SOURCE EXCERPT:
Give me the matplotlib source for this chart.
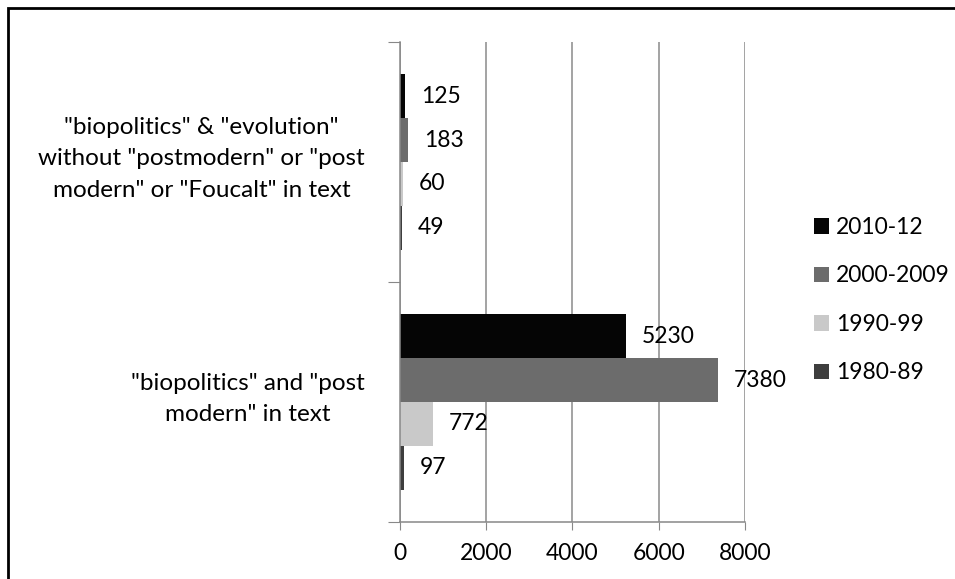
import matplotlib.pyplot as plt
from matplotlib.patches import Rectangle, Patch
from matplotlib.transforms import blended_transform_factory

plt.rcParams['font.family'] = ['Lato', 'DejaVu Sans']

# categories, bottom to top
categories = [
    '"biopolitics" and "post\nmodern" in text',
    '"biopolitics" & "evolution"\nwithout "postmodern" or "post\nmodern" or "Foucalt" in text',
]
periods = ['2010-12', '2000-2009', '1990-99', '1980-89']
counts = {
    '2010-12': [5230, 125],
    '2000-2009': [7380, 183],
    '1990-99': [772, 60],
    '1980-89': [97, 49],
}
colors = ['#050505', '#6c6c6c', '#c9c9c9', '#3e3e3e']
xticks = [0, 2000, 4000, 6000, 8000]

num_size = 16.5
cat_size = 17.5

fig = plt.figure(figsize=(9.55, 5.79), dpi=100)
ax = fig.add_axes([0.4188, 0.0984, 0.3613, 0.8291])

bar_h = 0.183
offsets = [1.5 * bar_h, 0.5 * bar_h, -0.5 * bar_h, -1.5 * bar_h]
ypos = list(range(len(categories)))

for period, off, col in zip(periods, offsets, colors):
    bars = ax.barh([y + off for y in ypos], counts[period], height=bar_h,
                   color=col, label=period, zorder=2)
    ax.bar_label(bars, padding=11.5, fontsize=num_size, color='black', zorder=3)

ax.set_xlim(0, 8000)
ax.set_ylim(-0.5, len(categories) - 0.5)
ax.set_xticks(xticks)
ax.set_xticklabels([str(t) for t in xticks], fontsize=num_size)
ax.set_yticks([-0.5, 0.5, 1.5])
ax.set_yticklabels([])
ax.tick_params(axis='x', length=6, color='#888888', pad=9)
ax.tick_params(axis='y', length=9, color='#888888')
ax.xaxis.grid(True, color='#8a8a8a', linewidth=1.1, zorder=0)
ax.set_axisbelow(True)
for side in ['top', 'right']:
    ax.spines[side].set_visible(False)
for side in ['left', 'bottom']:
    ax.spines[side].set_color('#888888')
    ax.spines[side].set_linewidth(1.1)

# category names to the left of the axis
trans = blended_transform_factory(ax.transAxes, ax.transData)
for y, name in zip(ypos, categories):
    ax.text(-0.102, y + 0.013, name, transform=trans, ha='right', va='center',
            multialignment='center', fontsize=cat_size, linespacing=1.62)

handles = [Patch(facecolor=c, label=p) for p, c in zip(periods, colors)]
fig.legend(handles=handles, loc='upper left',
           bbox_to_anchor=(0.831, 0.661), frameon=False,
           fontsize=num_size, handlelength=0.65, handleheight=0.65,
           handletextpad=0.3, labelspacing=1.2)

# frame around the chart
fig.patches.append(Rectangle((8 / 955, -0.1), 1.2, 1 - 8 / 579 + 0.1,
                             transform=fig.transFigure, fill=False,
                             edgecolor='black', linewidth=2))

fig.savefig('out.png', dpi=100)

STATED PROBLEM: Would you set down the listing exactly, omitting pictures?

EXPECTED ANSWER:
Give me the matplotlib source for this chart.
import matplotlib.pyplot as plt
from matplotlib.patches import Rectangle, Patch
from matplotlib.transforms import blended_transform_factory

plt.rcParams['font.family'] = ['Lato', 'DejaVu Sans']

# categories, bottom to top
categories = [
    '"biopolitics" and "post\nmodern" in text',
    '"biopolitics" & "evolution"\nwithout "postmodern" or "post\nmodern" or "Foucalt" in text',
]
periods = ['2010-12', '2000-2009', '1990-99', '1980-89']
counts = {
    '2010-12': [5230, 125],
    '2000-2009': [7380, 183],
    '1990-99': [772, 60],
    '1980-89': [97, 49],
}
colors = ['#050505', '#6c6c6c', '#c9c9c9', '#3e3e3e']
xticks = [0, 2000, 4000, 6000, 8000]

num_size = 16.5
cat_size = 17.5

fig = plt.figure(figsize=(9.55, 5.79), dpi=100)
ax = fig.add_axes([0.4188, 0.0984, 0.3613, 0.8291])

bar_h = 0.183
offsets = [1.5 * bar_h, 0.5 * bar_h, -0.5 * bar_h, -1.5 * bar_h]
ypos = list(range(len(categories)))

for period, off, col in zip(periods, offsets, colors):
    bars = ax.barh([y + off for y in ypos], counts[period], height=bar_h,
                   color=col, label=period, zorder=2)
    ax.bar_label(bars, padding=11.5, fontsize=num_size, color='black', zorder=3)

ax.set_xlim(0, 8000)
ax.set_ylim(-0.5, len(categories) - 0.5)
ax.set_xticks(xticks)
ax.set_xticklabels([str(t) for t in xticks], fontsize=num_size)
ax.set_yticks([-0.5, 0.5, 1.5])
ax.set_yticklabels([])
ax.tick_params(axis='x', length=6, color='#888888', pad=9)
ax.tick_params(axis='y', length=9, color='#888888')
ax.xaxis.grid(True, color='#8a8a8a', linewidth=1.1, zorder=0)
ax.set_axisbelow(True)
for side in ['top', 'right']:
    ax.spines[side].set_visible(False)
for side in ['left', 'bottom']:
    ax.spines[side].set_color('#888888')
    ax.spines[side].set_linewidth(1.1)

# category names to the left of the axis
trans = blended_transform_factory(ax.transAxes, ax.transData)
for y, name in zip(ypos, categories):
    ax.text(-0.102, y + 0.013, name, transform=trans, ha='right', va='center',
            multialignment='center', fontsize=cat_size, linespacing=1.62)

handles = [Patch(facecolor=c, label=p) for p, c in zip(periods, colors)]
fig.legend(handles=handles, loc='upper left',
           bbox_to_anchor=(0.831, 0.661), frameon=False,
           fontsize=num_size, handlelength=0.65, handleheight=0.65,
           handletextpad=0.3, labelspacing=1.2)

# frame around the chart
fig.patches.append(Rectangle((8 / 955, -0.1), 1.2, 1 - 8 / 579 + 0.1,
                             transform=fig.transFigure, fill=False,
                             edgecolor='black', linewidth=2))

fig.savefig('out.png', dpi=100)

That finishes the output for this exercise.